This fall, check out what’s blooming at Untermyer Gardens in Yonkers, New York.
The property was purchased in 1899 by Samuel Untermeyer, a successful attorney and astute investor. In 1916, he hired William Welles Bosworth, a Beaux-Arts architect and landscape designer who had planned the Rockefeller gardens at Kykuit to create the "finest garden in the world."
The expansive property originally featured a 99-room mansion on the grounds, which has since been demolished, however, the gardens have been painstakingly restored to their original grandeur. Today, the Untermyer Gardens Conservancy welcomes 100,000 visitors a year and is one of the only great gardens in America that is free to the public.

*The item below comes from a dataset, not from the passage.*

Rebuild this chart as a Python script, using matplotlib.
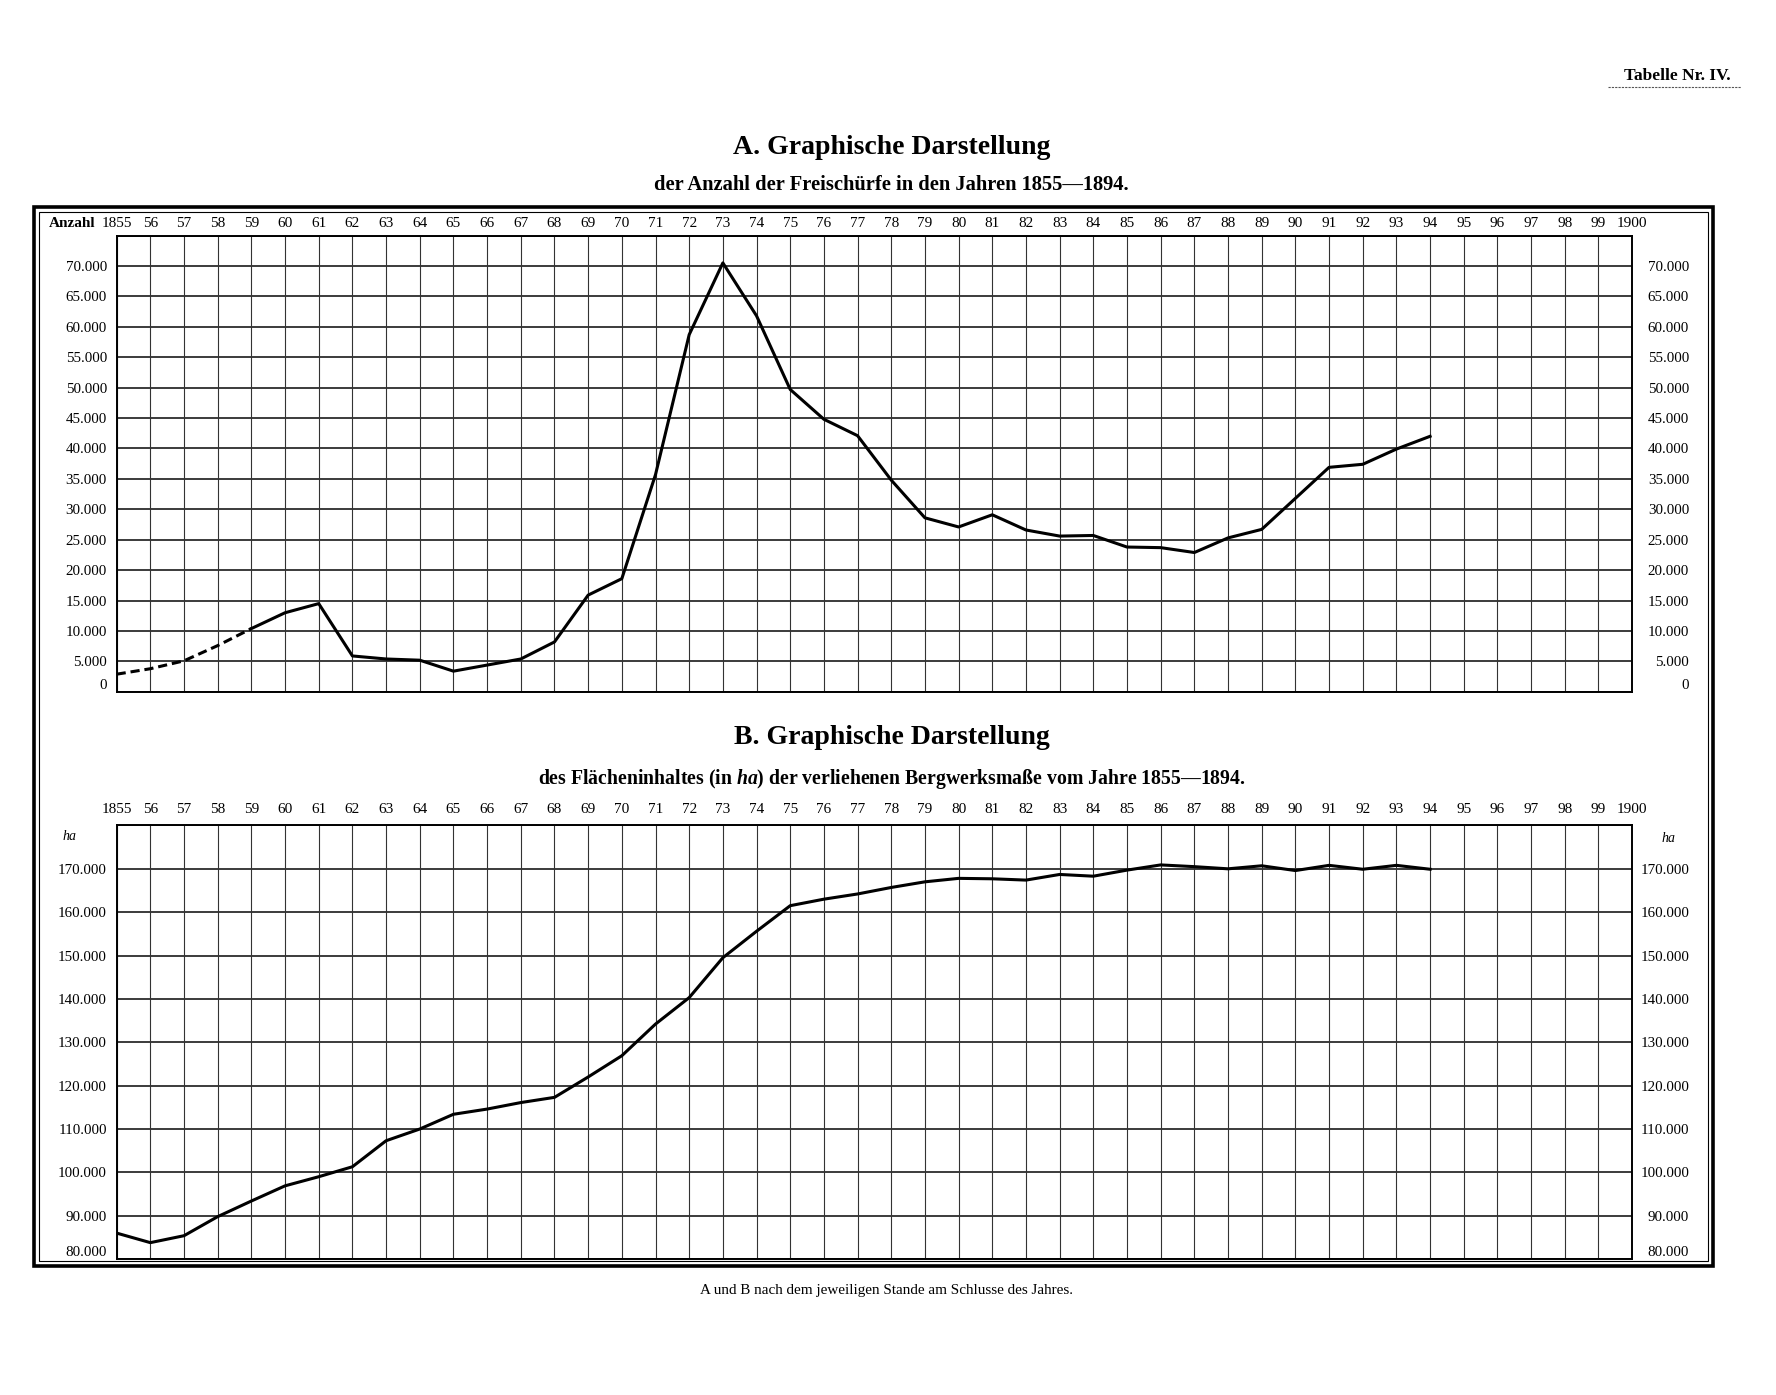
import matplotlib
matplotlib.use("Agg")
import matplotlib.pyplot as plt
import numpy as np
from matplotlib.lines import Line2D
from matplotlib.patches import Rectangle
from matplotlib.ticker import FuncFormatter

plt.rcParams["font.family"] = ["Liberation Serif", "DejaVu Serif"]
plt.rcParams["mathtext.fontset"] = "custom"
plt.rcParams["mathtext.rm"] = "Liberation Serif:bold"
plt.rcParams["mathtext.it"] = "Liberation Serif:italic:bold"

# --- data ---
years = list(range(1855, 1895))
grid_years = list(range(1855, 1901))
year_labels = ["1855"] + [f"{y % 100:02d}" for y in range(1856, 1900)] + ["1900"]

# A: Anzahl der Freischürfe (1855-1859 dashed in the original)
freischuerfe = [2900, 3800, 5100, 7600, 10400, 13000, 14500, 5900, 5400, 5200,
                3400, 4400, 5400, 8200, 15900, 18600, 35700, 58700, 70500, 61800,
                49700, 44800, 42100, 34800, 28600, 27100, 29100, 26600, 25600, 25700,
                23800, 23700, 22900, 25300, 26700, 31800, 36900, 37400, 39900, 42000]
n_dashed = 5

# B: Flächeninhalt der verliehenen Bergwerksmaße in ha
flaeche_ha = [86000, 83800, 85400, 89800, 93400, 96900, 99000, 101300, 107300, 110000,
              113400, 114600, 116100, 117300, 122000, 126900, 134200, 140300, 149500, 155600,
              161500, 163000, 164200, 165700, 167000, 167800, 167700, 167400, 168700, 168300,
              169700, 170900, 170500, 170000, 170700, 169600, 170800, 169900, 170800, 169900]

a_ticks = list(range(0, 75000, 5000))
a_grid = list(range(0, 80000, 5000))
b_ticks = list(range(80000, 180000, 10000))
b_grid = list(range(80000, 190000, 10000))


def fmt(v, pos=None):
    return "0" if v == 0 else f"{int(v):,}".replace(",", ".")


def fx(x):
    return x / 1568


def fy(y):
    return 1 - y / 1232


def setup_panel(ax, ylim, yticks, ygrid, xpad):
    ax.set_xlim(1855, 1900)
    ax.set_ylim(*ylim)
    ax.set_xticks(grid_years)
    ax.set_xticklabels(year_labels)
    ax.xaxis.tick_top()
    ax.tick_params(axis="x", length=0, pad=xpad, labelsize=11)
    ax.set_yticks(yticks)
    ax.yaxis.set_major_formatter(FuncFormatter(fmt))
    ax.tick_params(axis="y", length=0, pad=7, labelsize=10.8)
    for y in ygrid:
        ax.axhline(y, color="#1a1a1a", lw=1.2, zorder=1)
    for x in grid_years:
        ax.axvline(x, color="#333333", lw=0.8, zorder=1)
    for s in ax.spines.values():
        s.set_linewidth(1.4)

    right = ax.twinx()
    right.set_ylim(*ylim)
    right.set_yticks(yticks)
    right.yaxis.set_major_formatter(FuncFormatter(fmt))
    right.tick_params(axis="y", length=0, pad=41, labelsize=10.8)
    for lab in right.get_yticklabels():
        lab.set_horizontalalignment("right")
    for s in right.spines.values():
        s.set_visible(False)
    # lowest value sits just above the bottom edge, as on the plate
    ax.get_yticklabels()[0].set_verticalalignment("bottom")
    right.get_yticklabels()[0].set_verticalalignment("bottom")
    return right


fig = plt.figure(figsize=(17.76, 13.95), dpi=100)

# double frame round both panels
fig.add_artist(Rectangle((fx(30), fy(1118)), fx(1512) - fx(30), fy(183) - fy(1118),
                         transform=fig.transFigure, fill=False, lw=2.6, ec="black"))
fig.add_artist(Rectangle((fx(34), fy(1114)), fx(1508) - fx(34), fy(187) - fy(1114),
                         transform=fig.transFigure, fill=False, lw=0.8, ec="black"))

# panel A
ax_a = fig.add_axes([fx(103), fy(611), fx(1441) - fx(103), fy(208) - fy(611)])
setup_panel(ax_a, (0, 75000), a_ticks, a_grid, xpad=4)
ax_a.plot(years[:n_dashed], freischuerfe[:n_dashed], color="black", lw=2.2,
          ls=(0, (3, 1.6)), zorder=3)
ax_a.plot(years[n_dashed - 1:], freischuerfe[n_dashed - 1:], color="black", lw=2.2, zorder=3)
ax_a.annotate("Anzahl", xy=(0, 1), xycoords="axes fraction", xytext=(-15, 4),
              textcoords="offset points", ha="right", va="bottom", fontsize=11,
              fontweight="bold")

# panel B
ax_b = fig.add_axes([fx(103), fy(1112), fx(1441) - fx(103), fy(729) - fy(1112)])
setup_panel(ax_b, (80000, 180000), b_ticks, b_grid, xpad=7)
ax_b.plot(years, flaeche_ha, color="black", lw=2.2, zorder=3)
ax_b.annotate("ha", xy=(0, 177500), xycoords=("axes fraction", "data"), xytext=(-34, 0),
              textcoords="offset points", ha="center", va="center", fontsize=10,
              style="italic")
ax_b.annotate("ha", xy=(1, 177000), xycoords=("axes fraction", "data"), xytext=(26, 0),
              textcoords="offset points", ha="center", va="center", fontsize=10,
              style="italic")

# headings
fig.text(fx(1481), fy(67), "Tabelle Nr. IV.", ha="center", va="center", fontsize=12.5,
         fontweight="bold")
fig.add_artist(Line2D([fx(1420), fx(1537)], [fy(77), fy(77)], transform=fig.transFigure,
                      color="#555555", lw=0.8, ls=(0, (2, 1))))
fig.text(fx(787), fy(130), "A. Graphische Darstellung", ha="center", va="center",
         fontsize=20, fontweight="bold")
fig.text(fx(787), fy(163), "der Anzahl der Freischürfe in den Jahren 1855—1894.",
         ha="center", va="center", fontsize=14.8, fontweight="bold")
fig.text(fx(787), fy(651), "B. Graphische Darstellung", ha="center", va="center",
         fontsize=20, fontweight="bold")
fig.text(fx(787), fy(688),
         r"des Flächeninhaltes (in $\mathit{ha}$) der verliehenen Bergwerksmaße vom Jahre 1855—1894.",
         ha="center", va="center", fontsize=14.2, fontweight="bold")
fig.text(fx(783), fy(1140), "A und B nach dem jeweiligen Stande am Schlusse des Jahres.",
         ha="center", va="center", fontsize=10.9)

fig.savefig("out.png", dpi=100)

Multicultural in design, the property is a retrospective of the formal gardens of Persia, India, Pakistan, Spain, and Italy, and evokes the wonders of the ancient world. Influenced by a traditional mid-eastern Garden of Eden theme, the space resonates as a symbol of peace throughout different cultures.
The Walled Garden is an example of the finest Persian garden in the Western Hemisphere. The Vista, located off of the lower terrace of the Walled Garden, leads to a breathtaking staircase down toward the Hudson River. The Ruin Garden takes residence within the walls of the old roofless Gate House on the Carriage Trail. Graffiti within its walls was intentionally left as a preserved artifact. Flowering plants, ornamental grasses, and stunning water features, fountains, and falls grace the structures throughout this 43-acre horticultural masterpiece.
Stephen F. Byrns, President of the Untermyer Gardens Conservancy, was formally trained as an architect with a special interest in historic preservation. After visiting the gardens, he decided to start the Conservancy to preserve the property. "It took over my life. I retired from my architectural firm to manage it. It's a true labor of love," says Stephen.
Public and private tours and special affairs are held throughout the year, including events like sunset yoga and bird walks. The grounds attract all types of interest groups, from garden clubs to historical societies, and there are plenty of opportunities for volunteers as well.
The trip to Yonkers from Northwest Bergen is only about 45 minutes via Rt. 87. Plan a quiet morning or afternoon visit to relax and refresh your soul. You will feel like you're worlds away.